La historia tiene una carga dramática enorme, un final devastador y desmoralizante –mas no por ello menos real- y un mensaje que llama a la reflexión. He allí, quizás, su mayor virtud: que te lleva a pensar, lo cual es muy diferente a decirte qué pensar, como hacían en otras películas. Y eso, creo, viene dado por el acercamiento a la realidad del barrio, que, si bien es explotada con el mismo morbo de siempre, al menos se hace de una forma un poco más objetiva y menos interesada, sin esa especie de “yo-acuso” contra la sociedad en general y el espectador en particular tan común antaño. En pocas palabras: que no se trata de un panfleto que agita los complejos sociales ni estimula el odio de clases. Que no es hora y media de lamentos y monsergas contra “ellos” que lo tienen todo y “nosotros” que no tenemos nada. Que por fin se sale del cine sin cargar sobre la espalda con el peso endilgado de una realidad que no es culpa -mas sí problema, ojo- de uno.
A nivel actoral creo que está bien.

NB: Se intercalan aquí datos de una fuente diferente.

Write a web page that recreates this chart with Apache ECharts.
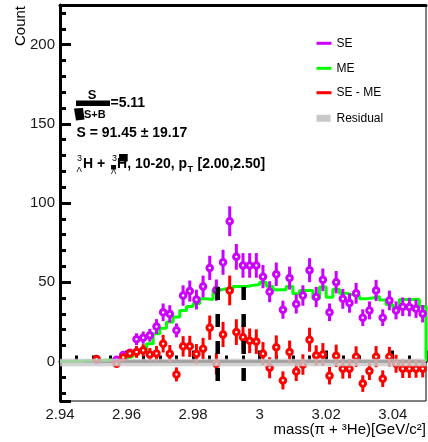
<!DOCTYPE html>
<html><head><meta charset="utf-8">
<script src="https://cdn.jsdelivr.net/npm/echarts@6/dist/echarts.min.js"></script>
<style>html,body{margin:0;padding:0;background:#fff}#c{width:428px;height:442px}</style>
</head><body><div id="c"></div>
<script>
// ---- data ----
const binCenters = [2.941,2.943,2.945,2.947,2.949,2.951,2.953,2.955,2.957,2.959,
  2.961,2.963,2.965,2.967,2.969,2.971,2.973,2.975,2.977,2.979,
  2.981,2.983,2.985,2.987,2.989,2.991,2.993,2.995,2.997,2.999,
  3.001,3.003,3.005,3.007,3.009,3.011,3.013,3.015,3.017,3.019,
  3.021,3.023,3.025,3.027,3.029,3.031,3.033,3.035,3.037,3.039,
  3.041,3.043,3.045,3.047,3.049];
const binHalfWidth = 0.001;
const seValues = [null,null,null,null,null, 1,null,null,1,4,
  5.5,14,15,16.5,22, 31,30,19.6,41.6,44.4,
  39,47.3,59,45,62.6, 88.5,66,60.6,60.6,60.6,
  53.5,44,55,32.6,52.6, 36.2,41.6,57.6,40.6,51.5,
  31,50,39.5,36.8,43, 27.6,32.2,44.8,27.6,38.5,
  32.2,34.5,34.3,33.2,30.1];
const meValues = [0,0,0,0.3,0.3, 0.5,0.8,1,1.5,2,
  3.2,5.5,7,11.2,17.5, 21,24.8,28,32.2,34.7,
  36.5,39.5,39,45,45.9, 45.9,47.3,47.3,48,48.6,
  50,47.5,45.2,45.2,47.3, 42.7,44.8,44.8,39.6,46.9,
  40.5,45.5,43,42,41.5, 39.5,40,41,38.7,36,
  34,39,39,39,34.7];
const diffValues = [null,null,null,null,null, 1.5,null,null,-1.5,2.5,
  5,6,7,4.4,5, 11.2,4.9,-8.2,9.5,9.5,
  4.7,8,21.3,-1.5,17, 44.8,18.5,15.3,13,12.5,
  4.9,-4,9,-12,5.9, -6.4,-2,13.7,3.8,4.4,
  -9,3.5,-4.6,-4.6,3, -14,-6.1,3,-10.9,3,
  -1.5,-4.6,-4.6,-4.6,-4.6];
const residualValue = -0.7;      // residual band centre
const residualHalfBand = 2.4;    // residual band half height
const windowEdges = [2.9874, 2.9952];
const windowRange = [47, -13];
const legendNames = ['SE', 'ME', 'SE - ME', 'Residual'];
const xRange = [2.94, 3.05];
const yRange = [-25, 225];

// ---- styles ----
const FONT = '"Liberation Sans", Arial, Helvetica, sans-serif';
const C_SE = '#cc00ff', C_ME = '#00ff00', C_DIFF = '#ff0000', C_RES = 'rgba(200,200,200,0.82)';

function errData(vals, errSrc) {
  const out = [];
  vals.forEach((v, i) => {
    if (v == null) return;
    const e = Math.sqrt(Math.max(errSrc[i] || 0, 0)); // Poisson error from counts
    out.push([binCenters[i], v, v - e, v + e]);
  });
  return out;
}
function markerData(vals) {
  const out = [];
  vals.forEach((v, i) => { if (v != null) out.push([binCenters[i], v]); });
  return out;
}
const histLine = [];
meValues.forEach((v, i) => {
  histLine.push([binCenters[i] - binHalfWidth, v]);
  histLine.push([binCenters[i] + binHalfWidth, v]);
});
histLine.push([xRange[1], 0]);

const resData = binCenters.map(c => [c, residualValue - residualHalfBand, residualValue + residualHalfBand]);

function errRender(color) {
  return function (params, api) {
    const p1 = api.coord([api.value(0), api.value(2)]);
    const p2 = api.coord([api.value(0), api.value(3)]);
    return { type: 'line', shape: { x1: p1[0], y1: p1[1], x2: p2[0], y2: p2[1] },
      style: { stroke: color, lineWidth: 3 } };
  };
}

const chart = echarts.init(document.getElementById('c'), null, { renderer: 'canvas' });

// ---- text layout helpers ----
const ctx = document.createElement('canvas').getContext('2d');
function tw(t, size, bold) { ctx.font = (bold ? 'bold ' : '') + size + 'px ' + FONT; return ctx.measureText(t).width; }
function txt(t, x, y, size, bold, align, extra) {
  return Object.assign({ type: 'text', x: x, y: y, silent: true,
    style: { text: t, fill: '#000', font: (bold ? 'bold ' : '') + size + 'px ' + FONT,
      align: align || 'left', verticalAlign: 'middle' } }, extra || {});
}
function box(x, y, w, h) { return { type: 'rect', silent: true, shape: { x: x, y: y, width: w, height: h }, style: { fill: '#000' } }; }

const g = [];
// S / sqrt(S+B) = 5.11 (as rendered)
g.push(txt('S', 92, 95, 13, true, 'center'));
g.push(box(76, 100.5, 34, 5.5));
g.push(txt('=5.11', 110.5, 103, 14, true));
g.push({ type: 'polygon', silent: true, shape: { points: [[74, 108.5], [83, 108], [84.5, 119.5], [76, 120.5]] }, style: { fill: '#000' } });
g.push(txt('S+B', 84, 114.5, 11, true));
g.push(txt('S = 91.45 \u00b1 19.17', 76.5, 133, 14, true));
// formula line
let x = 77;
g.push(txt('3', x, 158.5, 9, false));
g.push(txt('\u039b', x - 0.5, 169.5, 8, false));
x += 6;
g.push(txt('H + ', x, 164, 14, true));
x += tw('H + ', 14, true);
g.push(box(x + 2, 165, 5, 4.5));
g.push(txt('3', x + 3, 158.5, 9, false));
g.push(txt('\u039b', x + 2, 172, 8, false));
x += 8;
const hw = tw('H', 14, true);
g.push(txt('H', x, 164, 14, true));
g.push(box(x + 2, 154, hw - 1.5, 7.5));
x += hw;
g.push(txt(', 10-20, p', x, 164, 14, true));
x += tw(', 10-20, p', 14, true);
g.push(txt('T', x + 0.5, 170, 9, true));
x += tw('T', 9, true) + 1;
g.push(txt(' [2.00,2.50]', x, 164, 14, true));
// legend
const legColors = [C_SE, C_ME, C_DIFF];
[43.3, 68.3, 92.7, 118.3].forEach((yy, i) => {
  if (i < 3) g.push({ type: 'line', silent: true, shape: { x1: 316.5, y1: yy, x2: 331.5, y2: yy }, style: { stroke: legColors[i], lineWidth: 3 } });
  else g.push({ type: 'rect', silent: true, shape: { x: 316.5, y: yy - 3.5, width: 14, height: 7 }, style: { fill: '#c8c8c8' } });
  g.push(txt(legendNames[i], 336.5, yy, 12, false));
});
// axis titles
g.push(txt('Count', 21, 6, 15, false, 'right', { rotation: Math.PI / 2 }));
g.push(txt('mass(\u03c0 + \u00b3He)[GeV/c\u00b2]', 426, 430, 15, false, 'right'));

const axisCommon = {
  axisLine: { show: true, lineStyle: { color: '#000', width: 3 } },
  axisTick: { show: true, inside: true, length: 11, lineStyle: { color: '#000', width: 3 } },
  minorTick: { show: true, length: 6, lineStyle: { color: '#000', width: 3 } },
  splitLine: { show: false },
  axisLabel: { color: '#1a1a1a', fontSize: 15, fontFamily: FONT, showMinLabel: false, showMaxLabel: false }
};

chart.setOption({
  animation: false,
  backgroundColor: '#fff',
  grid: { left: 60, right: 2, top: 5, bottom: 41, show: true, borderColor: '#000', borderWidth: 1 },
  xAxis: [
    echarts.util.merge({ type: 'value', min: xRange[0], max: xRange[1],
      minorTick: { splitNumber: 4 },
      axisLabel: { margin: 6, showMinLabel: true } }, axisCommon, false),
    { type: 'value', position: 'top', min: xRange[0], max: xRange[1], axisLine: { show: true, lineStyle: { color: '#000', width: 3 } },
      axisTick: { show: false }, axisLabel: { show: false }, splitLine: { show: false } }
  ],
  yAxis: echarts.util.merge({ type: 'value', min: yRange[0], max: yRange[1],
    minorTick: { splitNumber: 5 },
    axisLabel: { margin: 5, formatter: v => (v % 50 === 0 ? String(v) : '') } }, axisCommon, false),
  series: [
    { name: 'ME', type: 'line', data: histLine, symbol: 'none', z: 2,
      lineStyle: { color: C_ME, width: 3 }, clip: true },
    { name: 'SE err', type: 'custom', renderItem: errRender(C_SE), data: errData(seValues, seValues),
      encode: { x: 0, y: [2, 3] }, z: 3, clip: true },
    { name: 'SE', type: 'scatter', data: markerData(seValues), symbol: 'circle', symbolSize: 5.5, z: 4,
      itemStyle: { color: '#fff', borderColor: C_SE, borderWidth: 3, opacity: 1 } },
    { name: 'SE - ME err', type: 'custom', renderItem: errRender(C_DIFF), data: errData(diffValues, seValues),
      encode: { x: 0, y: [2, 3] }, z: 5, clip: true },
    { name: 'SE - ME', type: 'scatter', data: markerData(diffValues), symbol: 'circle', symbolSize: 5.5, z: 6,
      itemStyle: { color: '#fff', borderColor: C_DIFF, borderWidth: 3, opacity: 1 } },
    { name: 'Residual', type: 'custom', data: resData, encode: { x: 0, y: [1, 2] }, z: 7, clip: true,
      renderItem: function (params, api) {
        const c = api.value(0);
        const a = api.coord([c - binHalfWidth, api.value(2)]);
        const b = api.coord([c + binHalfWidth, api.value(1)]);
        const x1 = Math.round(a[0]), x2 = Math.round(b[0]);
        return { type: 'rect', shape: { x: x1, y: a[1], width: x2 - x1, height: b[1] - a[1] }, style: { fill: C_RES } };
      } },
    { name: 'window', type: 'custom', data: windowEdges.map(w => [w, windowRange[0], windowRange[1]]),
      encode: { x: 0, y: [1, 2] }, z: 8,
      renderItem: function (params, api) {
        const p1 = api.coord([api.value(0), api.value(1)]);
        const p2 = api.coord([api.value(0), api.value(2)]);
        return { type: 'line', shape: { x1: p1[0], y1: p1[1], x2: p2[0], y2: p2[1] },
          style: { stroke: '#000', lineWidth: 4.5, lineDash: [13, 14] } };
      } }
  ],
  graphic: g
});
</script></body></html>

Me ha gustado que en lugar de poner a las estrellitas de la tele a fingir acentos, poses y ademanes que les resultan tan impropios, cuando no incómodos, hayan buscado a par de chamos que, novatos o sí, al menos hacían creíbles los personajes. Uno veía al espabilado con cara de Raúl y al moreno grandulón que hacía de su hermano y se los creía. Parecían lo que representaban, aun cuando lo que representaban a veces caía en el saco roto del estereotipo y la frase hecha. Digo: que el hermano menor era muy, muy, bueno, no tomaba, no bailaba, quería irse temprano de las rumbas, se levantaba a hacer abdominales, impedía que su hermano mayor fuera un asesino, jugaba buen futbol, se sacrifica hasta lo increíble por el otro y se la pasaba agradeciendo a “mi mamá, que me salvó la vida”; vamos, un dechado de virtudes encarnado en un dieciseisañero de barrio.
Con lo que tiene que ver con fotografía, planos, tomas y tal, no digo ni ñe porque de lo que no sé no hablo y crítico formal de cine no soy. Solo un simple espectador que opina de lo que vio y ya. ¿Y qué fue lo que vi? Una película de barrio con toques de fútbol. Buena, sí, pero de barrio. Punto.